RefSeq annotation of mouse GRCm39
RefSeq has finished its initial annotation of the new mouse reference assembly, GRCm39, recently released by the Genome Reference Consortium. This is the first coordinate-changing update to the mouse reference since the 2012 release of GRCm38, resolving over 400 issues, almost doubling the scaffold N50, closing almost half the gaps, and adding 1.9 Mb of sequence.
The annotation report for annotation release 109 is available here.
The annotation products are available in the sequence databases and on the FTP site.
New eukaryotic genome annotations
In addition to mouse (GRCm39), this release contains new annotations generated by NCBI’s eukaryotic genome annotation pipeline for 27 species, including:
- Pallas’s mastiff bat annotation release 100, based on the assembly mMolMol1.p (GCF_014108415.1)
- Myotis myotis bat annotation release 100, based on the assembly mMyoMyo1.p (GCF_014108235.1)
- southern grasshopper mouse annotation release 100, based on the new assembly mOncTor1.1 (GCF_903995425.1)
- American pika (pictured above) annotation release 102 based on new assembly OchPri4.0 (GCF_014633375.1)
- pharaoh ant annotation release 102 based on new assembly ASM1337386v2 (GCF_013373865.1)
- olive fruit fly annotation release 101, based on the assembly MU_Boleae_v2 (GCF_001188975.3)
Updated human genome Annotation Release 105.20201022 (GRCh37.p13)
Annotation Release 105.20201022 is an annotation update for the previous human reference assembly, GRCh37.p13 (hg19).
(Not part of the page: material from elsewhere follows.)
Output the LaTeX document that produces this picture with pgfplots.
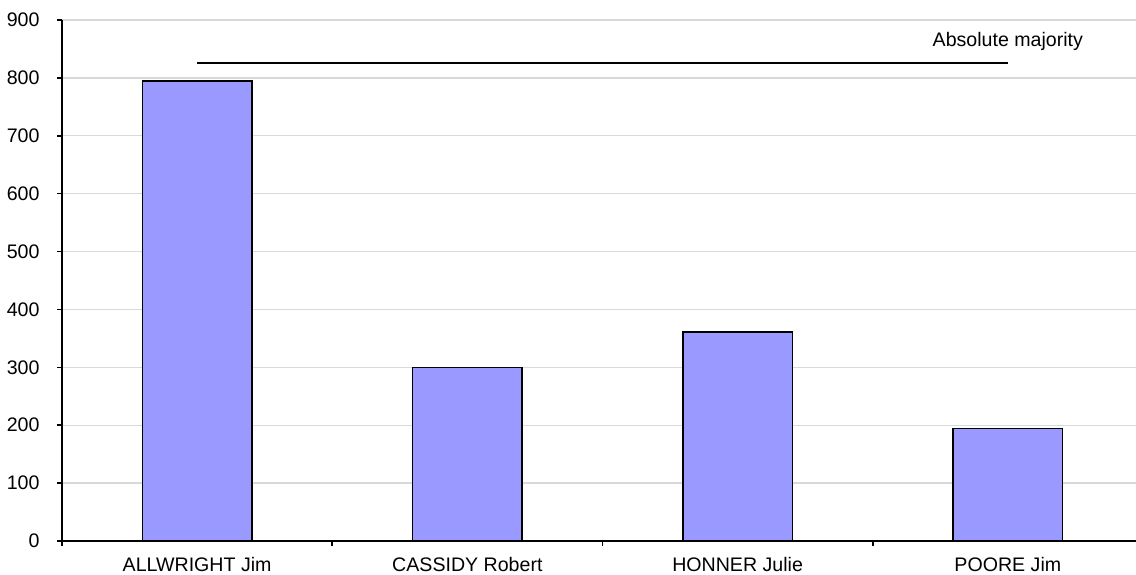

This update is not a part of RefSeq FTP release but the annotation products are available in the sequence databases and on the genomes FTP site.
COVID-19 related human gene annotation now in NCBI RefSeq and Gene
The RefSeq group has compiled a set of human genes with roles in coronavirus infection and disease. You can now see and search for these genes and their regulatory elements in NCBI Gene and RefSeq.
Matched Annotation by NCBI and EMBL-EBI (MANE) version 0.92
NCBI RefSeq and Ensembl/GENCODE announced MANE v0.92, which covers 16,865 genes or ~88% of known human protein-coding genes.
NCBI Datasets now provides downloads of gene data for more than 30 thousand organisms.
The NCBI RefSeq group has been in overdrive, making improvements to our human genome annotation and reference transcript and protein sets, with 8,000 new and 15,000 updated transcripts in the last year alone! That’s about 30% of our curated transcript dataset (the transcripts with NM_ and NR_ accessions), with a big focus on transcripts that are well-expressed, have conserved exons, or are transcribed from new promoters.
With all these improvements, we’ve been updating the RefSeq annotation of GRCh38.p13 every quarter. But what about GRCh37 (hg19), which many of you still use?